Even though big, dense models aren't fashionable anymore, they are perfect for specdec, so it can be fun to see the speedup that is possible.
I can get about 20 tokens per second on the DGX Spark using llama-3.3-70B with no loss in quality compared to the model you were benchmarking:
llama-server \
--model llama-3.3-70b-instruct-ud-q4_k_xl.gguf \
--model-draft llama-3.2-1b-instruct-ud-q8_k_xl.gguf \
--ctx-size 80000 \
--ctx-size-draft 4096 \
--draft-min 1 \
--draft-max 8 \
--draft-p-min 0.65 \
-ngl 999 \
--flash-attn on \
--parallel 1 \
--no-mmap \
--jinja \
--temp 0.0 \
-fit off
Specdec works well for code, so the prompt I used was "Write a React TypeScript demo". prompt eval time = 313.70 ms / 40 tokens (7.84 ms per token, 127.51 tokens per second)
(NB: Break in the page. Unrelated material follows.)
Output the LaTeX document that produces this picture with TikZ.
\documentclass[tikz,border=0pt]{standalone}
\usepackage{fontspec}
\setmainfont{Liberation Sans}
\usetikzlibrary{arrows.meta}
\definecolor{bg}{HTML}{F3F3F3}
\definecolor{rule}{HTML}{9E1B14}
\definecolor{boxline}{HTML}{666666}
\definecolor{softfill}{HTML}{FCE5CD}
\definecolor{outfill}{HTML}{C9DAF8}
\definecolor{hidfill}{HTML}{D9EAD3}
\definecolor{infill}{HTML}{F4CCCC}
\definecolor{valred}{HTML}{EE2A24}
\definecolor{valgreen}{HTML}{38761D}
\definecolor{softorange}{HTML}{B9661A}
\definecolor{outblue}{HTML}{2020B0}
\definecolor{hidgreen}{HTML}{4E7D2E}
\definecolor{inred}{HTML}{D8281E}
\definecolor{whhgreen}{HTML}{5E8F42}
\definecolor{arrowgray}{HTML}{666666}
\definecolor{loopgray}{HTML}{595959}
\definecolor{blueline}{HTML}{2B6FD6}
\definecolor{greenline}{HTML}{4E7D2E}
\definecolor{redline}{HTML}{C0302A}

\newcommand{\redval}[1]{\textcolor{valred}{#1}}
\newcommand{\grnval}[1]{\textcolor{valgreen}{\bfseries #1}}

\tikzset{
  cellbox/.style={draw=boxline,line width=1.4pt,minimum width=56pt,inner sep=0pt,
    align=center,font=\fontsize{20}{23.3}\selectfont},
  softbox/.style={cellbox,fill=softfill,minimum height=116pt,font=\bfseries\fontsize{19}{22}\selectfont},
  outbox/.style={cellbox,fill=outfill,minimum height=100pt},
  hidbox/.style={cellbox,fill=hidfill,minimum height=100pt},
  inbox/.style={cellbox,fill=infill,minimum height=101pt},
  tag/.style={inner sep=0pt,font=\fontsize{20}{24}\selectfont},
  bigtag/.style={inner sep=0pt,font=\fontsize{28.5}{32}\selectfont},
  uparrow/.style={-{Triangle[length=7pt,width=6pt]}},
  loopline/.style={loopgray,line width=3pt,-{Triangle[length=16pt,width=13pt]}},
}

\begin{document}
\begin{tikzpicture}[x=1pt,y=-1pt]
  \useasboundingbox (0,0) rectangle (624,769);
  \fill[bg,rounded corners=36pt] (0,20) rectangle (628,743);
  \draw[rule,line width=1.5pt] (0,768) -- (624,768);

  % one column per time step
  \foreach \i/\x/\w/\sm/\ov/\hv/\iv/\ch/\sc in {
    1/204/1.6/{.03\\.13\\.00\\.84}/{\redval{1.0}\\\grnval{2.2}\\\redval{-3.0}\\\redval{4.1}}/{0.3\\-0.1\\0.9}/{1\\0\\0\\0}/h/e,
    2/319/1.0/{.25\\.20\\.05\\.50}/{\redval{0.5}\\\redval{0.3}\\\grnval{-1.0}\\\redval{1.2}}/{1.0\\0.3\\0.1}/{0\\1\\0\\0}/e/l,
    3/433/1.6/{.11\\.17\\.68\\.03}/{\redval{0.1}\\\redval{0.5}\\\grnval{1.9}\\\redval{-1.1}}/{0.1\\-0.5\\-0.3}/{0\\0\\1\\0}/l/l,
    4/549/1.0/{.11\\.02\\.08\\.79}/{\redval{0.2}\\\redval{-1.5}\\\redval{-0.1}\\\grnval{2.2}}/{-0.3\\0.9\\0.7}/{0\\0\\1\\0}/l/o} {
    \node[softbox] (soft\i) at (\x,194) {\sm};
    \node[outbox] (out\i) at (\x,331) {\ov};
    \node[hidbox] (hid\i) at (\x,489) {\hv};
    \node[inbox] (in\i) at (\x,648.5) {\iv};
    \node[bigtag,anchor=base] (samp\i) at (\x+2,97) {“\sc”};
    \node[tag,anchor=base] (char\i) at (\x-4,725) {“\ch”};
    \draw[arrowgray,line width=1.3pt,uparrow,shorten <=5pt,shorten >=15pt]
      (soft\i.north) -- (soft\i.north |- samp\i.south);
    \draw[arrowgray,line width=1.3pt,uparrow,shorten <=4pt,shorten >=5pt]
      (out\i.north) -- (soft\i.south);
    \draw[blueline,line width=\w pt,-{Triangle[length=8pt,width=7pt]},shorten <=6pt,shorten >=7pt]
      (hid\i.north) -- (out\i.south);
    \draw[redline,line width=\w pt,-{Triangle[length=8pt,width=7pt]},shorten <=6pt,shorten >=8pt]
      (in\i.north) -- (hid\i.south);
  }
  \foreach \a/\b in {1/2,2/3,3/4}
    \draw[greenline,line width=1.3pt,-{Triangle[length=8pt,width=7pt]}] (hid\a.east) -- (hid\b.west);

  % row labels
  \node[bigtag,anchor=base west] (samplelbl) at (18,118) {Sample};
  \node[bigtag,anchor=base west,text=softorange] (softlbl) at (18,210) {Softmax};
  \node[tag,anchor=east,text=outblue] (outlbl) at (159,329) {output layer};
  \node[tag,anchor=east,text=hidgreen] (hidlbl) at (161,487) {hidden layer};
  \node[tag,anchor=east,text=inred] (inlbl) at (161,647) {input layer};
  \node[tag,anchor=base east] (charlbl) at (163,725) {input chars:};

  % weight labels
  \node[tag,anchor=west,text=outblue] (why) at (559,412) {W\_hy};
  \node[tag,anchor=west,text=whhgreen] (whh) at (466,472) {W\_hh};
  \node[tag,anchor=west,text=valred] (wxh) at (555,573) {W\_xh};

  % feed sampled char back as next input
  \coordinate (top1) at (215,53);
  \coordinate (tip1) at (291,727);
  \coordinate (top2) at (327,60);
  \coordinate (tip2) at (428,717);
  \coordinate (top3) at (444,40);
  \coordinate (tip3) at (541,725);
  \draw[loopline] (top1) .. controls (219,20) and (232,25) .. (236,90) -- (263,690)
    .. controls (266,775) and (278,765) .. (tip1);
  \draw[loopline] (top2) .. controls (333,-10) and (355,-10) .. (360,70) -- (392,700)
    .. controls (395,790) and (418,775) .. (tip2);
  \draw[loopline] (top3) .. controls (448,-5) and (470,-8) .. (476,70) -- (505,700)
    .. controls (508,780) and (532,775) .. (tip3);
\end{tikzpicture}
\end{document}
eval time = 46278.35 ms / 913 tokens (50.69 ms per token, 19.73 tokens per second)
total time = 46592.05 ms / 953 tokens
draft acceptance rate = 0.87616 (757 accepted / 864 generated)
The draft model cannot affect the quality of the output. A good draft model makes token generation faster, and a bad one would slow things down, but the quality will be the same as the main model either way.